* **RECORD SET**
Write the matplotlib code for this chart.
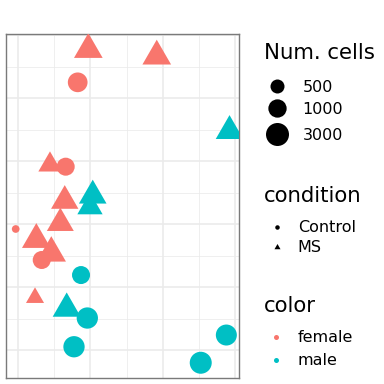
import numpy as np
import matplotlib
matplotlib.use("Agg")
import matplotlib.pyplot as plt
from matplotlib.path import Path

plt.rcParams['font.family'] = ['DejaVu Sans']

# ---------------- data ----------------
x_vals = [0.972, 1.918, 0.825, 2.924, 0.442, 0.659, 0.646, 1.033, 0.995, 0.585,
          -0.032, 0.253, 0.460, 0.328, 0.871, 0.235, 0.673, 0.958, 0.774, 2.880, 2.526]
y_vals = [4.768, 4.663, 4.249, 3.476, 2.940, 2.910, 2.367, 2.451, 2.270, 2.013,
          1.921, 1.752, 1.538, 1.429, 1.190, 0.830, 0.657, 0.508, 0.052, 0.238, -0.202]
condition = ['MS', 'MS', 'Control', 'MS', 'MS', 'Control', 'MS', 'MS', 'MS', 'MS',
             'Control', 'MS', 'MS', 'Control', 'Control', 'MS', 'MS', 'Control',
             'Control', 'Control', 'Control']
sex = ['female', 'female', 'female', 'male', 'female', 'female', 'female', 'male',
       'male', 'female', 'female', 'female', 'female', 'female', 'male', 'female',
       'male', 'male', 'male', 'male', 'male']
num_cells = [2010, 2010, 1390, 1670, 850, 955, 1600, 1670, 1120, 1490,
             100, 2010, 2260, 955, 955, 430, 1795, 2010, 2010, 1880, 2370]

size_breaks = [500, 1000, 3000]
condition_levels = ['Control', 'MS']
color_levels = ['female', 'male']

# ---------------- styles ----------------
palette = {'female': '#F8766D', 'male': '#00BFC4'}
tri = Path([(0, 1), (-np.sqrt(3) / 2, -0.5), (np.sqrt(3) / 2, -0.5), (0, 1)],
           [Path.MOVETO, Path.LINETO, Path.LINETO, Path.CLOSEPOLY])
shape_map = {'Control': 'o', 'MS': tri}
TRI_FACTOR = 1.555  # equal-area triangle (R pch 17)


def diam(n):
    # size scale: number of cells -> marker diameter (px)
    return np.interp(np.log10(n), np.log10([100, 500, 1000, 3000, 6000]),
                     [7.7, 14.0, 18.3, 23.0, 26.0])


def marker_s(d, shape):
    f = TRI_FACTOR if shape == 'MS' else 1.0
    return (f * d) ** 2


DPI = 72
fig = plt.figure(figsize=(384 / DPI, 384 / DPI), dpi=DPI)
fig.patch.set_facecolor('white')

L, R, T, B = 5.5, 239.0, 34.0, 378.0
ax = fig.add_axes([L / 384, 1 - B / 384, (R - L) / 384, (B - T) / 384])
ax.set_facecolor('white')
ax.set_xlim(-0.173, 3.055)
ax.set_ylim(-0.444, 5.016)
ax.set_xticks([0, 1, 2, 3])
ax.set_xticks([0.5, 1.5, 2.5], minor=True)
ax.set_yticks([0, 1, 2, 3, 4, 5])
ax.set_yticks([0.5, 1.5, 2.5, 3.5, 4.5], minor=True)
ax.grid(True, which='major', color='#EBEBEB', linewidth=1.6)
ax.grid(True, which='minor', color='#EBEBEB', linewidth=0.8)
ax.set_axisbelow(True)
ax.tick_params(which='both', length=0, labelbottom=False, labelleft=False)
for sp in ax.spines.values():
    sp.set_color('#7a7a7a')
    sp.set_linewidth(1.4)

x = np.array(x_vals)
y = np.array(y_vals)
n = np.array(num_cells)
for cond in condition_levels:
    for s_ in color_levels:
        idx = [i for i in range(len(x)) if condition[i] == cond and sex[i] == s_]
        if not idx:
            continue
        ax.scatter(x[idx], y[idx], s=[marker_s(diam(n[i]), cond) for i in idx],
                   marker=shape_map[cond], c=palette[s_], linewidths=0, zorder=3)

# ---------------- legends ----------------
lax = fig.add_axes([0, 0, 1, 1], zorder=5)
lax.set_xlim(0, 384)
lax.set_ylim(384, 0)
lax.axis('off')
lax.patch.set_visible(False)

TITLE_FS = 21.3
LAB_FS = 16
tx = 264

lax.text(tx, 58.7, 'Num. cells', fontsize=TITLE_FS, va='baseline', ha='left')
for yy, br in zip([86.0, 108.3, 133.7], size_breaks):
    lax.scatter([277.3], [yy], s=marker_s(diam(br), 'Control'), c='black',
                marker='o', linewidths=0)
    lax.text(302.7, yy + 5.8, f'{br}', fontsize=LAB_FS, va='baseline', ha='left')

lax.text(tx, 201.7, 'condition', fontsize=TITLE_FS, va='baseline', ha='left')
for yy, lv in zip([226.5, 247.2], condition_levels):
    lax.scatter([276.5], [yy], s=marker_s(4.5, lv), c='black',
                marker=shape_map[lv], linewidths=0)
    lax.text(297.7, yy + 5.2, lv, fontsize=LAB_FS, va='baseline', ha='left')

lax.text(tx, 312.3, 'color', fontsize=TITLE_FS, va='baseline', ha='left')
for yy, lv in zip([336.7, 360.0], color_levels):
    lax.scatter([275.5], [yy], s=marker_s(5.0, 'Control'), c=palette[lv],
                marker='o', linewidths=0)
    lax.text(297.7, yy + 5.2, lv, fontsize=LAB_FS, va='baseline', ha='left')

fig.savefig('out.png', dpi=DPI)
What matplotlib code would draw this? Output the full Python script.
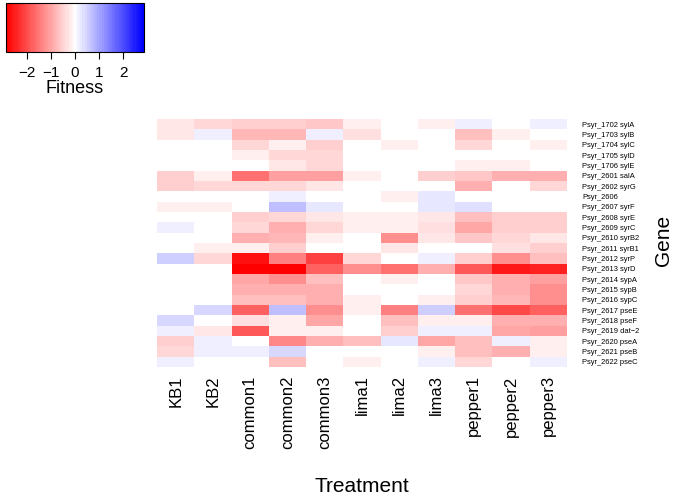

* **BRIEF**
Reproduce each line word for word and drop the pictures.

* **SOLUTION FOR THIS PROBLEM**
Write the matplotlib code for this chart.
import numpy as np
import matplotlib
matplotlib.use("Agg")
import matplotlib.pyplot as plt
from matplotlib.path import Path

plt.rcParams['font.family'] = ['DejaVu Sans']

# ---------------- data ----------------
x_vals = [0.972, 1.918, 0.825, 2.924, 0.442, 0.659, 0.646, 1.033, 0.995, 0.585,
          -0.032, 0.253, 0.460, 0.328, 0.871, 0.235, 0.673, 0.958, 0.774, 2.880, 2.526]
y_vals = [4.768, 4.663, 4.249, 3.476, 2.940, 2.910, 2.367, 2.451, 2.270, 2.013,
          1.921, 1.752, 1.538, 1.429, 1.190, 0.830, 0.657, 0.508, 0.052, 0.238, -0.202]
condition = ['MS', 'MS', 'Control', 'MS', 'MS', 'Control', 'MS', 'MS', 'MS', 'MS',
             'Control', 'MS', 'MS', 'Control', 'Control', 'MS', 'MS', 'Control',
             'Control', 'Control', 'Control']
sex = ['female', 'female', 'female', 'male', 'female', 'female', 'female', 'male',
       'male', 'female', 'female', 'female', 'female', 'female', 'male', 'female',
       'male', 'male', 'male', 'male', 'male']
num_cells = [2010, 2010, 1390, 1670, 850, 955, 1600, 1670, 1120, 1490,
             100, 2010, 2260, 955, 955, 430, 1795, 2010, 2010, 1880, 2370]

size_breaks = [500, 1000, 3000]
condition_levels = ['Control', 'MS']
color_levels = ['female', 'male']

# ---------------- styles ----------------
palette = {'female': '#F8766D', 'male': '#00BFC4'}
tri = Path([(0, 1), (-np.sqrt(3) / 2, -0.5), (np.sqrt(3) / 2, -0.5), (0, 1)],
           [Path.MOVETO, Path.LINETO, Path.LINETO, Path.CLOSEPOLY])
shape_map = {'Control': 'o', 'MS': tri}
TRI_FACTOR = 1.555  # equal-area triangle (R pch 17)


def diam(n):
    # size scale: number of cells -> marker diameter (px)
    return np.interp(np.log10(n), np.log10([100, 500, 1000, 3000, 6000]),
                     [7.7, 14.0, 18.3, 23.0, 26.0])


def marker_s(d, shape):
    f = TRI_FACTOR if shape == 'MS' else 1.0
    return (f * d) ** 2


DPI = 72
fig = plt.figure(figsize=(384 / DPI, 384 / DPI), dpi=DPI)
fig.patch.set_facecolor('white')

L, R, T, B = 5.5, 239.0, 34.0, 378.0
ax = fig.add_axes([L / 384, 1 - B / 384, (R - L) / 384, (B - T) / 384])
ax.set_facecolor('white')
ax.set_xlim(-0.173, 3.055)
ax.set_ylim(-0.444, 5.016)
ax.set_xticks([0, 1, 2, 3])
ax.set_xticks([0.5, 1.5, 2.5], minor=True)
ax.set_yticks([0, 1, 2, 3, 4, 5])
ax.set_yticks([0.5, 1.5, 2.5, 3.5, 4.5], minor=True)
ax.grid(True, which='major', color='#EBEBEB', linewidth=1.6)
ax.grid(True, which='minor', color='#EBEBEB', linewidth=0.8)
ax.set_axisbelow(True)
ax.tick_params(which='both', length=0, labelbottom=False, labelleft=False)
for sp in ax.spines.values():
    sp.set_color('#7a7a7a')
    sp.set_linewidth(1.4)

x = np.array(x_vals)
y = np.array(y_vals)
n = np.array(num_cells)
for cond in condition_levels:
    for s_ in color_levels:
        idx = [i for i in range(len(x)) if condition[i] == cond and sex[i] == s_]
        if not idx:
            continue
        ax.scatter(x[idx], y[idx], s=[marker_s(diam(n[i]), cond) for i in idx],
                   marker=shape_map[cond], c=palette[s_], linewidths=0, zorder=3)

# ---------------- legends ----------------
lax = fig.add_axes([0, 0, 1, 1], zorder=5)
lax.set_xlim(0, 384)
lax.set_ylim(384, 0)
lax.axis('off')
lax.patch.set_visible(False)

TITLE_FS = 21.3
LAB_FS = 16
tx = 264

lax.text(tx, 58.7, 'Num. cells', fontsize=TITLE_FS, va='baseline', ha='left')
for yy, br in zip([86.0, 108.3, 133.7], size_breaks):
    lax.scatter([277.3], [yy], s=marker_s(diam(br), 'Control'), c='black',
                marker='o', linewidths=0)
    lax.text(302.7, yy + 5.8, f'{br}', fontsize=LAB_FS, va='baseline', ha='left')

lax.text(tx, 201.7, 'condition', fontsize=TITLE_FS, va='baseline', ha='left')
for yy, lv in zip([226.5, 247.2], condition_levels):
    lax.scatter([276.5], [yy], s=marker_s(4.5, lv), c='black',
                marker=shape_map[lv], linewidths=0)
    lax.text(297.7, yy + 5.2, lv, fontsize=LAB_FS, va='baseline', ha='left')

lax.text(tx, 312.3, 'color', fontsize=TITLE_FS, va='baseline', ha='left')
for yy, lv in zip([336.7, 360.0], color_levels):
    lax.scatter([275.5], [yy], s=marker_s(5.0, 'Control'), c=palette[lv],
                marker='o', linewidths=0)
    lax.text(297.7, yy + 5.2, lv, fontsize=LAB_FS, va='baseline', ha='left')

fig.savefig('out.png', dpi=DPI)
What matplotlib code would draw this? Output the full Python script.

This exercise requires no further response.